Lo primero - elemental cuando se habla de disfraz - es encubrir la identidad frente al público. Lograrlo es ya motivo suficiente para una primitiva diversión desde la impunidad del anonimato. Sin embargo, el mascarito no se detiene allí, sino que se exige ir más allá. Necesita flirtear con esa excitante posibilidad de ser desenmascarado y para ello emplea la provocación. Entonces baila, abraza, gesticula y habla a gritos o en susurros a parientes y amigos contándoles situaciones comprometidas, para él y para ellos. Es como un ceremonial que guía y engaña - todo a la vez - “jugando con fuego”.
Lo segundo es transformarse en un censor social. Es un termómetro de la vida cotidiana. Y esas sátiras son expresadas a través de un humor negro, simbólico o grotesco, llegando hasta el realismo fantástico.

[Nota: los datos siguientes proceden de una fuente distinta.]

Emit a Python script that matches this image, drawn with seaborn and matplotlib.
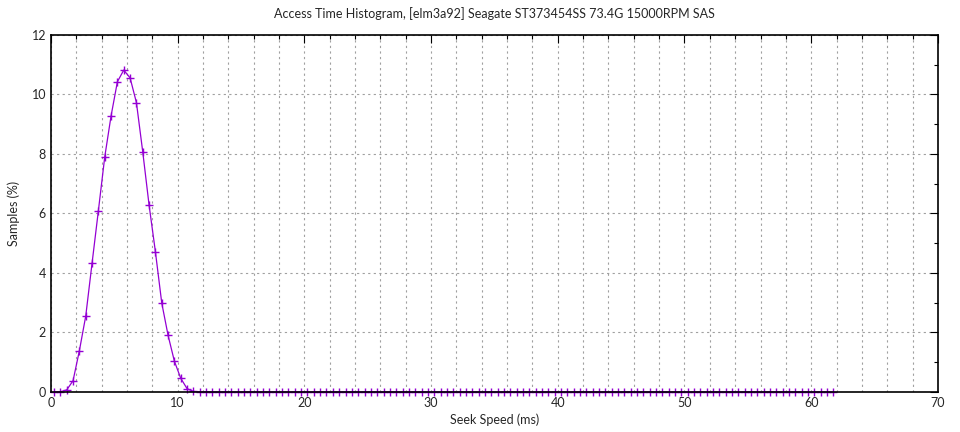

Salvo excepciones, sus “víctimas” son los individuos que con sus actitudes o acciones hieren material, ética o sentimentalmente a la sociedad, o los que – en el otro extremo – dan lo mejor de sí por su gente, con amor, entrega y desinterés. Y él, el mascarito, ridiculiza o remeda los hechos a través de una dramatización directa e indiscutible.
Y este “sacar los malos y buenos trapitos al sol” es elaborado con tanta originalidad, que va más allá de un hecho casual de una noche carnavalera para transformarse en una serie de riquísimas creaciones. Lamentablemente esta obra intuitiva, elaborada espontánea e improvisadamente, tiene una efímera vida captada muchas veces por unos pocos espectadores que, depositarios de ese fugaz resplandor cultural, se maravillan ante la expresión de algo muy profundo, mezcla de instinto, sentimiento e intelecto.
Siempre encaro mi obra alimentado por esa concepción del Arte popular de mi pueblo; y esa gente tapada de trapos y pintura – parientes, amigos, vecinos - siguen emocionándome, refrescando mi memoria, transportándome hacia los días lejanos y felices, cuando miraba yo todo desde mi metro y poco de altura, sentado “a caballito” sobre los hombros generosos de mi padre.
Sin embargo, creador yo también, mis obras se han alejado aparentemente de mis inspiradores; lo exterior de mis mascaritos se parece poco a esos entrañables y bochincheros “mamarrachos” fraybentinos pero adentro, en el alma y los sentimientos que intento darles, siguen aspirando a ser como ellos, como los verdaderos, a los que amo entrañablemente y extraño tanto.